▶ **EXERCISE INSTRUCTIONS**: Write out each line exactly as given. Leave the pictures out of your copy.

■ ■ ■ ■ ■ ■ ■

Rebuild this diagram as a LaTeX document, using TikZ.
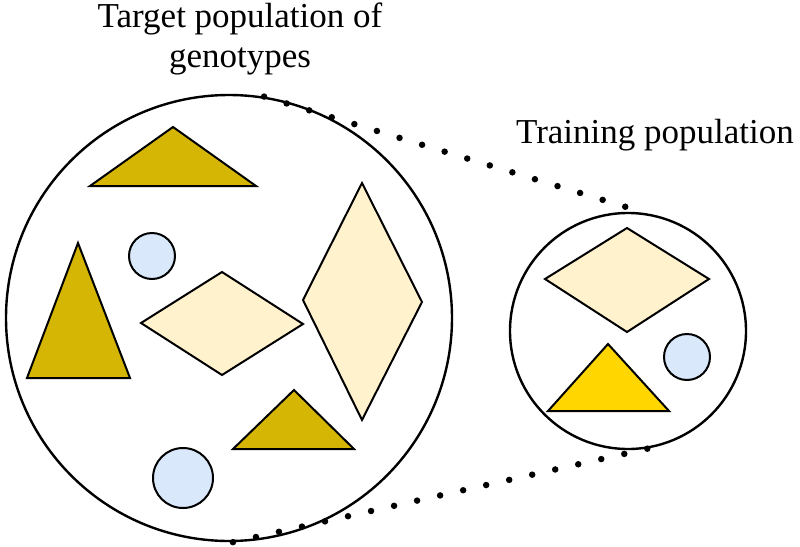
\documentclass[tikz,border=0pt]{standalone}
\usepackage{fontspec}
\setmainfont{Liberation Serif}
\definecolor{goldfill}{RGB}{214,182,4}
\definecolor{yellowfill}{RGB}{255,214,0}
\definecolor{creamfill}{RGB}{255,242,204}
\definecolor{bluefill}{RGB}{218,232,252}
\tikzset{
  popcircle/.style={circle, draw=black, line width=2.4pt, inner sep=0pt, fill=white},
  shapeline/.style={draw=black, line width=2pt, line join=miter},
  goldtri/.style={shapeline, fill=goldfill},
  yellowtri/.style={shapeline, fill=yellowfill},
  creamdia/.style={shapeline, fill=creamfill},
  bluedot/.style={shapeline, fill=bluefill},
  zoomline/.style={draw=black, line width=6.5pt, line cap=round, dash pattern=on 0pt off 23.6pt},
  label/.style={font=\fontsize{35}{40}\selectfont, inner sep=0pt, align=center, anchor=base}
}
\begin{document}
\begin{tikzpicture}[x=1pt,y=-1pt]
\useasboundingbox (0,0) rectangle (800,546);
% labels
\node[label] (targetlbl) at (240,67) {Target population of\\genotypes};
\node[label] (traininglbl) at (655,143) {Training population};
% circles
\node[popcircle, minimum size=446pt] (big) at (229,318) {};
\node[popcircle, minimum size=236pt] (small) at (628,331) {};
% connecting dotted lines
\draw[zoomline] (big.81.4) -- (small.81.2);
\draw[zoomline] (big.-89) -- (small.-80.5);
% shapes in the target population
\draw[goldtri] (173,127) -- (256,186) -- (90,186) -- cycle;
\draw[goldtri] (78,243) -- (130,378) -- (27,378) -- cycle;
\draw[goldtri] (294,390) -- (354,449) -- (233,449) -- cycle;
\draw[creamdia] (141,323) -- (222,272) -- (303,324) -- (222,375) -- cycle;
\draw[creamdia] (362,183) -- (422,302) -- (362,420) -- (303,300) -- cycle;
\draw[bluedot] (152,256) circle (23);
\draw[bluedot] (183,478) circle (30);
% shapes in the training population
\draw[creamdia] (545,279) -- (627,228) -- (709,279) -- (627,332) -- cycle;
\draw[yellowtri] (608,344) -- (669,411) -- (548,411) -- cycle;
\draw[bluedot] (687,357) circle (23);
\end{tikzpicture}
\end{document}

■ ■ ■ ■ ■ ■ ■

▶ **RESPONSE**:
Rebuild this diagram as a LaTeX document, using TikZ.
\documentclass[tikz,border=0pt]{standalone}
\usepackage{fontspec}
\setmainfont{Liberation Serif}
\definecolor{goldfill}{RGB}{214,182,4}
\definecolor{yellowfill}{RGB}{255,214,0}
\definecolor{creamfill}{RGB}{255,242,204}
\definecolor{bluefill}{RGB}{218,232,252}
\tikzset{
  popcircle/.style={circle, draw=black, line width=2.4pt, inner sep=0pt, fill=white},
  shapeline/.style={draw=black, line width=2pt, line join=miter},
  goldtri/.style={shapeline, fill=goldfill},
  yellowtri/.style={shapeline, fill=yellowfill},
  creamdia/.style={shapeline, fill=creamfill},
  bluedot/.style={shapeline, fill=bluefill},
  zoomline/.style={draw=black, line width=6.5pt, line cap=round, dash pattern=on 0pt off 23.6pt},
  label/.style={font=\fontsize{35}{40}\selectfont, inner sep=0pt, align=center, anchor=base}
}
\begin{document}
\begin{tikzpicture}[x=1pt,y=-1pt]
\useasboundingbox (0,0) rectangle (800,546);
% labels
\node[label] (targetlbl) at (240,67) {Target population of\\genotypes};
\node[label] (traininglbl) at (655,143) {Training population};
% circles
\node[popcircle, minimum size=446pt] (big) at (229,318) {};
\node[popcircle, minimum size=236pt] (small) at (628,331) {};
% connecting dotted lines
\draw[zoomline] (big.81.4) -- (small.81.2);
\draw[zoomline] (big.-89) -- (small.-80.5);
% shapes in the target population
\draw[goldtri] (173,127) -- (256,186) -- (90,186) -- cycle;
\draw[goldtri] (78,243) -- (130,378) -- (27,378) -- cycle;
\draw[goldtri] (294,390) -- (354,449) -- (233,449) -- cycle;
\draw[creamdia] (141,323) -- (222,272) -- (303,324) -- (222,375) -- cycle;
\draw[creamdia] (362,183) -- (422,302) -- (362,420) -- (303,300) -- cycle;
\draw[bluedot] (152,256) circle (23);
\draw[bluedot] (183,478) circle (30);
% shapes in the training population
\draw[creamdia] (545,279) -- (627,228) -- (709,279) -- (627,332) -- cycle;
\draw[yellowtri] (608,344) -- (669,411) -- (548,411) -- cycle;
\draw[bluedot] (687,357) circle (23);
\end{tikzpicture}
\end{document}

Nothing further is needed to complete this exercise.